The usual rebuttal is that RCTs are perhaps an unfair standard to apply to AA. For example, it would be unethical to prevent people from participating in community-based AA groups to create the necessary control group. Moreover, AA doesn’t keep records, which complicates researchers’ ability to verify even basic factors such as meeting attendance, let alone drinking behavior and alcohol-related consequences. With that said, TSF, a psychotherapy, is amendable to RCTs—we just don’t have very many of them and the few that do exist have methodological problems.
The Dodes then explore the usual evidence about AA’s effectiveness. Theypoint out that these studies are all observational in nature, meaning “this research is conducted passively… without interventions or controls.” Selection bias and spontaneous recovery are devastating methodological problems in these types of investigations and may be responsible for most of AA’s apparent success.
In the case of AA, selection bias refers to the characteristics of people who choose to affiliate with the program. Everyone agrees that people with significant involvement in AA have better outcomes than those who do not. This is mere correlation, however, and doesn’t establish that AA is responsible for the outcomes, say the Dodes.
They observe, “the dilemma facing AA research is whether people stay in AA because they’re the type of people who will stick with a program no matter what it is and who would have stuck with it even if it were of no help to them at all.”

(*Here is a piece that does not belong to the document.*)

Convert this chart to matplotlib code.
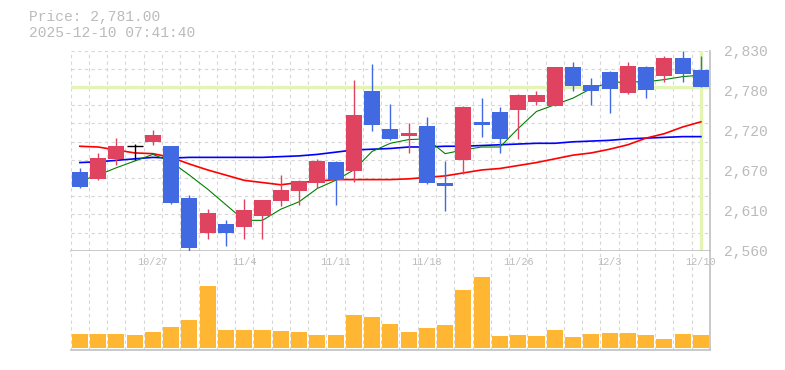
import numpy as np
import matplotlib.pyplot as plt
from matplotlib.transforms import blended_transform_factory

plt.rcParams["font.family"] = ["Liberation Mono", "DejaVu Sans Mono"]

# 日足データ (10/21 - 12/10)
dates = ["10/21", "10/22", "10/23", "10/24", "10/27", "10/28", "10/29", "10/30", "10/31",
         "11/4", "11/5", "11/6", "11/7", "11/10", "11/11", "11/12", "11/13", "11/14",
         "11/17", "11/18", "11/19", "11/20", "11/21", "11/25", "11/26", "11/27", "11/28",
         "12/1", "12/2", "12/3", "12/4", "12/5", "12/8", "12/9", "12/10"]

opens  = [2666, 2657, 2684, 2701, 2707, 2701, 2631, 2584, 2596, 2592, 2607, 2627,
          2641, 2652, 2680, 2668, 2776, 2724, 2715, 2728, 2651, 2682, 2734, 2747,
          2750, 2761, 2756, 2808, 2784, 2801, 2773, 2808, 2796, 2820, 2804]
highs  = [2672, 2692, 2712, 2704, 2723, 2701, 2635, 2616, 2601, 2630, 2629, 2662,
          2655, 2684, 2681, 2790, 2812, 2758, 2732, 2740, 2681, 2755, 2766, 2754,
          2772, 2776, 2808, 2815, 2793, 2802, 2815, 2809, 2823, 2830, 2823]
lows   = [2645, 2656, 2676, 2682, 2703, 2623, 2560, 2576, 2567, 2576, 2576, 2621,
          2622, 2644, 2622, 2653, 2721, 2709, 2692, 2650, 2613, 2664, 2714, 2692,
          2711, 2757, 2755, 2776, 2757, 2746, 2772, 2766, 2788, 2788, 2781]
closes = [2646, 2685, 2701, 2701, 2716, 2624, 2564, 2611, 2584, 2615, 2628, 2642,
          2654, 2681, 2655, 2743, 2730, 2711, 2719, 2651, 2648, 2754, 2730, 2711,
          2770, 2770, 2808, 2782, 2776, 2778, 2809, 2777, 2820, 2798, 2781]

# 移動平均
ma_short = [2654, 2662, 2672, 2681, 2690, 2680, 2662, 2643, 2622, 2601, 2601, 2616,
            2626, 2644, 2655, 2669, 2694, 2705, 2710, 2711, 2691, 2696, 2700, 2700,
            2725, 2748, 2757, 2766, 2779, 2787, 2788, 2788, 2791, 2795, 2797]
ma_mid   = [2701, 2700, 2696, 2692, 2691, 2686, 2677, 2669, 2662, 2655, 2652, 2649,
            2652, 2654, 2656, 2656, 2656, 2656, 2657, 2659, 2661, 2665, 2669, 2671,
            2675, 2679, 2684, 2689, 2692, 2697, 2703, 2712, 2718, 2727, 2734]
ma_long  = [2679, 2680, 2682, 2684, 2686, 2685, 2686, 2686, 2686, 2686, 2686, 2687,
            2688, 2690, 2693, 2696, 2697, 2698, 2700, 2700, 2701, 2701, 2702, 2703,
            2704, 2705, 2705, 2707, 2708, 2709, 2711, 2712, 2713, 2714, 2714]

# 出来高 (千株)
volume = [137, 137, 137, 127, 157, 207, 277, 617, 177, 177, 177, 167, 157, 127, 127,
          327, 307, 237, 157, 197, 227, 577, 707, 117, 127, 117, 177, 107, 137, 147,
          147, 127, 87, 137, 127]

last_price = 2781.00
timestamp = "2025-12-10 07:41:40"
price_range = (2560, 2830)
price_labels = ["2,560", "2,610", "2,670", "2,720", "2,780", "2,830"]

UP = "#e0435f"
DOWN = "#4169e1"
GRID = "#d6d6d6"
FRAME = "#c0c0c0"
TEXT = "#bbbbbb"
NOW = "#e3f4b4"


def draw_grid(ax, n, hlines=None):
    for k in range(n + 1):
        ax.axvline(k - 0.5, color=GRID, linestyle=(0, (3, 3)), linewidth=0.8, zorder=0)
    if hlines is not None:
        for v in hlines:
            ax.axhline(v, color=GRID, linestyle=(0, (3, 3)), linewidth=0.8, zorder=0)


def style_frame(ax):
    ax.spines["top"].set_visible(False)
    ax.spines["left"].set_visible(False)
    for s in ["bottom", "right"]:
        ax.spines[s].set_color(FRAME)
        ax.spines[s].set_linewidth(1.2)


def plot_price(ax, x):
    draw_grid(ax, len(x), np.linspace(*price_range, 12))

    ax.axhline(last_price, color=NOW, linewidth=2.4, zorder=1)
    ax.axvline(x[-1], color=NOW, linewidth=2.4, zorder=1)

    ax.plot(x, ma_long, color="#0000ff", linewidth=1.2, zorder=2)
    ax.plot(x, ma_mid, color="#ff0000", linewidth=1.2, zorder=2)
    ax.plot(x, ma_short, color="#008000", linewidth=0.8, zorder=2)

    o = np.array(opens)
    c = np.array(closes)
    colors = [UP if cc > oo else DOWN if cc < oo else "black" for oo, cc in zip(o, c)]
    ax.vlines(x, lows, highs, colors=colors, linewidth=1, zorder=3)
    ax.bar(x, np.abs(c - o), bottom=np.minimum(o, c), width=0.88, color=colors, zorder=3)
    doji = o == c
    ax.hlines(o[doji], x[doji] - 0.44, x[doji] + 0.44, colors="black", linewidth=1, zorder=3)

    ax.set_xlim(-0.5, len(x) - 0.5)
    ax.set_ylim(*price_range)
    ax.set_xticks([])
    ax.yaxis.tick_right()
    ax.set_yticks(np.linspace(*price_range, 6))
    ax.set_yticklabels(price_labels)
    ax.tick_params(axis="y", length=0, pad=10, labelcolor=TEXT, labelsize=10.5)
    style_frame(ax)


def plot_volume(ax, x):
    draw_grid(ax, len(x))
    ax.bar(x, volume, width=0.88, color="#ffb733", zorder=2)
    ax.set_xlim(-0.5, len(x) - 0.5)
    ax.set_ylim(-23, 970)
    ax.set_xticks([])
    ax.set_yticks([])
    style_frame(ax)

    trans = blended_transform_factory(ax.transData, ax.transAxes)
    for i in range(4, len(x), 5):
        ax.text(x[i], 0.886, dates[i], transform=trans, ha="center", va="center",
                fontsize=7.3, color=TEXT, zorder=4)


fig = plt.figure(figsize=(7.85, 3.70), dpi=100)
ax_price = fig.add_axes([70.7 / 785, 119.3 / 370, 639.3 / 785, 200 / 370])
ax_vol = fig.add_axes([70.7 / 785, 20 / 370, 639.3 / 785, 99.3 / 370])

x = np.arange(len(dates))
plot_price(ax_price, x)
plot_volume(ax_vol, x)

fig.text(29 / 785, 1 - 17 / 370, f"Price: {last_price:,.2f}", va="center",
         fontsize=10.5, color=TEXT)
fig.text(29 / 785, 1 - 33 / 370, timestamp, va="center", fontsize=10.5, color=TEXT)

fig.savefig("out.png", dpi=100)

Contrary to popular belief, spontaneous recovery (getting better without any treatment) from alcoholism is pretty common. This overlooked fact is always lurking in the background of observational studies. When this phenomenon is brought out into the open, the Dodes note that “some of AA’s success rate may simply be nature taking its course.”
The Dodes also take aim at what they call the “rehab industry,” which largely uses TSF as its treatment paradigm. Despite the dollars and lives involved, there is an embarrassing lack of peer-reviewed outcome data. The authors combed the literature and found only one observational study, from Hazelden’s flagship residential program in Center City, Minnesota (Stitchfield R & Owen P, Addict Behav 1998;23(5):669–683). The investigation was fraught with so many problems—selection bias, no control group, self-reported data, questionable statistical methods—that it’s difficult to draw any meaningful conclusions from it.

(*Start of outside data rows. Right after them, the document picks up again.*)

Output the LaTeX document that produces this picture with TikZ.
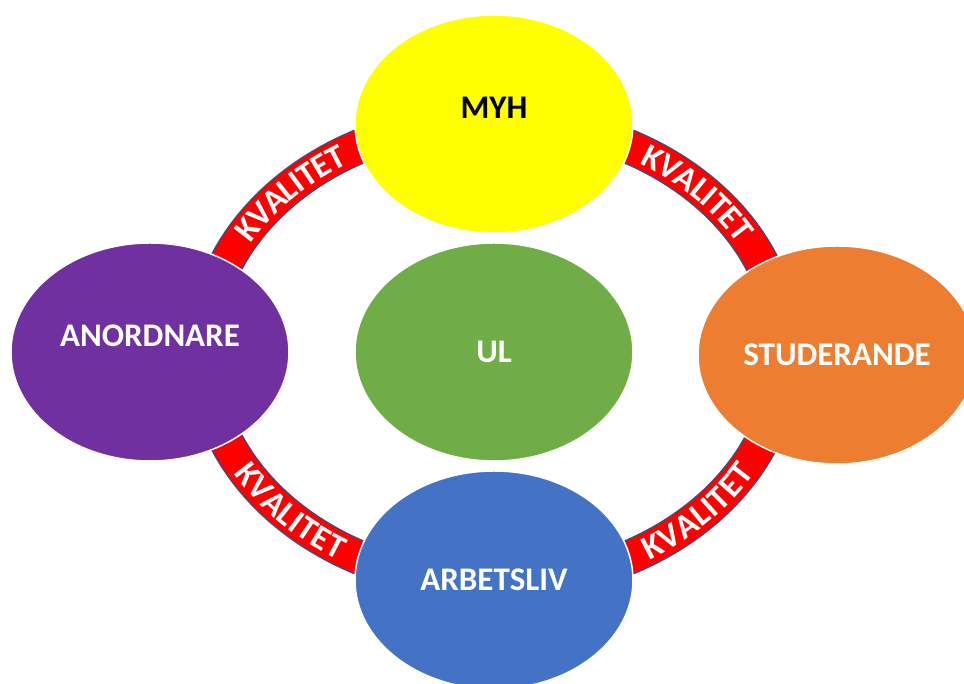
\documentclass[tikz,border=0pt]{standalone}
\usepackage{fontspec}
\setmainfont{Carlito}
\usepackage{tikz}
\usetikzlibrary{shapes.geometric, decorations.text}

\definecolor{myhyellow}{RGB}{255,255,0}
\definecolor{anorpurple}{RGB}{112,48,160}
\definecolor{ulgreen}{RGB}{112,173,71}
\definecolor{studorange}{RGB}{237,125,49}
\definecolor{arbblue}{RGB}{68,114,196}
\definecolor{ringred}{RGB}{255,0,0}
\definecolor{ringedge}{RGB}{72,72,120}

\newcommand{\kvfont}{\fontsize{34}{40}\selectfont\bfseries}

\begin{document}
\begin{tikzpicture}[x=1pt, y=1pt, node distance=228pt,
        main node/.style={ellipse, draw=white, line width=1.5pt, inner sep=0pt,
            minimum width=278pt, minimum height=218pt, text=white,
            font=\fontsize{33}{40}\selectfont\bfseries},
        raised/.style={text depth=32pt},
        kvalitet/.style={decorate, decoration={text along path,
            text={|\kvfont|KVALITET}, text align=center, text color=white,
            raise=-11pt}}]

    \useasboundingbox (0,0) rectangle (964,684);
    \clip (0,0) rectangle (964,684);

    % Ring
    \coordinate (mid) at (494,332);
    \draw[ringedge, line width=35pt] (mid) ellipse [x radius=290pt, y radius=232pt];
    \draw[ringred, line width=32pt] (mid) ellipse [x radius=290pt, y radius=232pt];

    \path[kvalitet] (mid) ++(167:290pt and 232pt)
        arc [start angle=167, end angle=107, x radius=290pt, y radius=232pt];
    \path[kvalitet] (mid) ++(73:290pt and 232pt)
        arc [start angle=73, end angle=13, x radius=290pt, y radius=232pt];
    \path[kvalitet] (mid) ++(193:290pt and 232pt)
        arc [start angle=193, end angle=253, x radius=290pt, y radius=232pt];
    \path[kvalitet] (mid) ++(287:290pt and 232pt)
        arc [start angle=287, end angle=347, x radius=290pt, y radius=232pt];

    % Nodes
    \node[main node, fill=ulgreen] (ul) at (mid) {UL};
    \node[main node, fill=myhyellow, text=black, raised] (myh) [above of=ul] {MYH};
    \node[main node, fill=arbblue] (arb) [below of=ul] {ARBETSLIV};
    \node[main node, fill=anorpurple, raised] (anor) [left of=ul, node distance=344pt] {ANORDNARE};
    \node[main node, fill=studorange] (stud) [right of=ul, node distance=343pt, yshift=-3pt] {STUDERANDE};

\end{tikzpicture}
\end{document}
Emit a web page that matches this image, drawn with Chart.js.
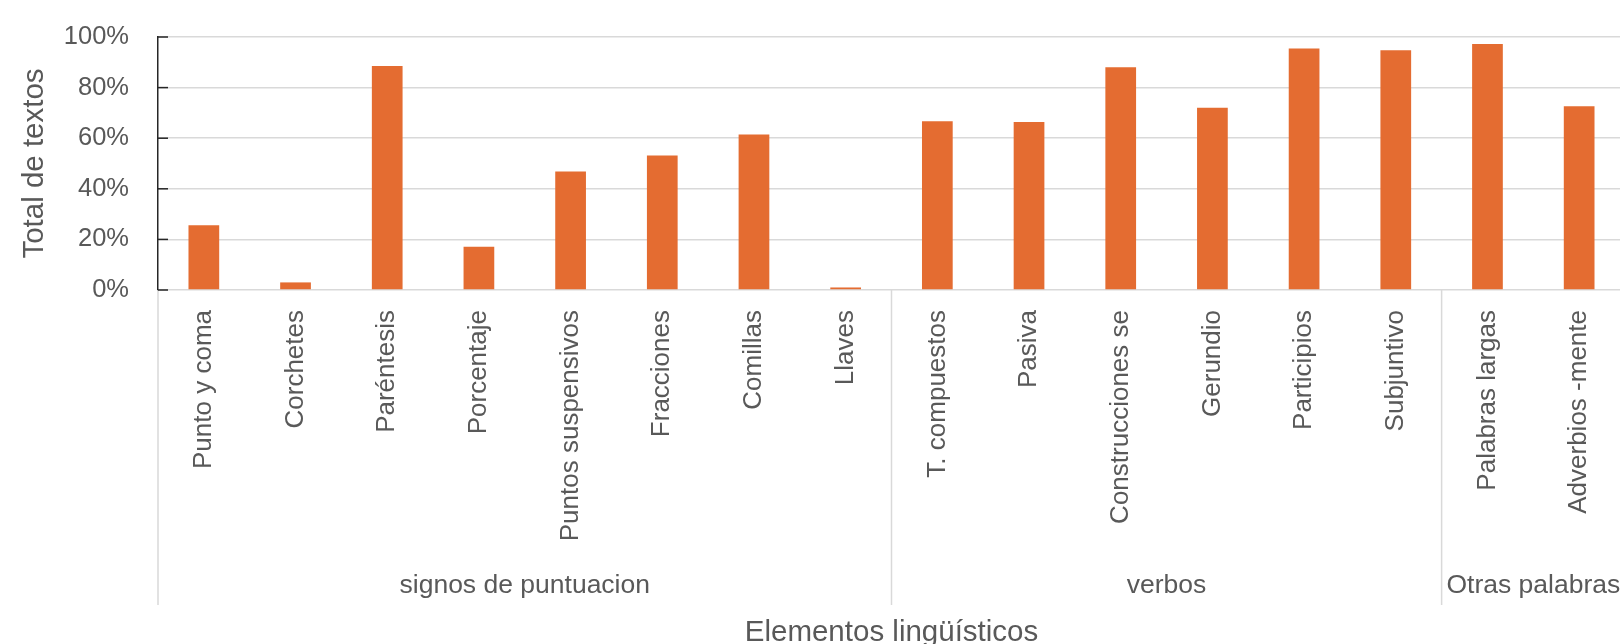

Not surprisingly, The Sober Truth has drawn fire. A book review by psychiatrist Dr. Richard Friedman in the New York Times called it “polemical and deeply flawed,” although the main objections surrounded how the Dodes conceptualize addiction and propose to treat it, not their core arguments about AA’s efficacy (http://nyti.ms/TBQog9). Book reviews have not yet appeared in the professional literature, although a nuanced and more positive assessment of the AA literature has been available for a number of years (Kaskutas LA, J Addict Dis 2009;28(2):145–157).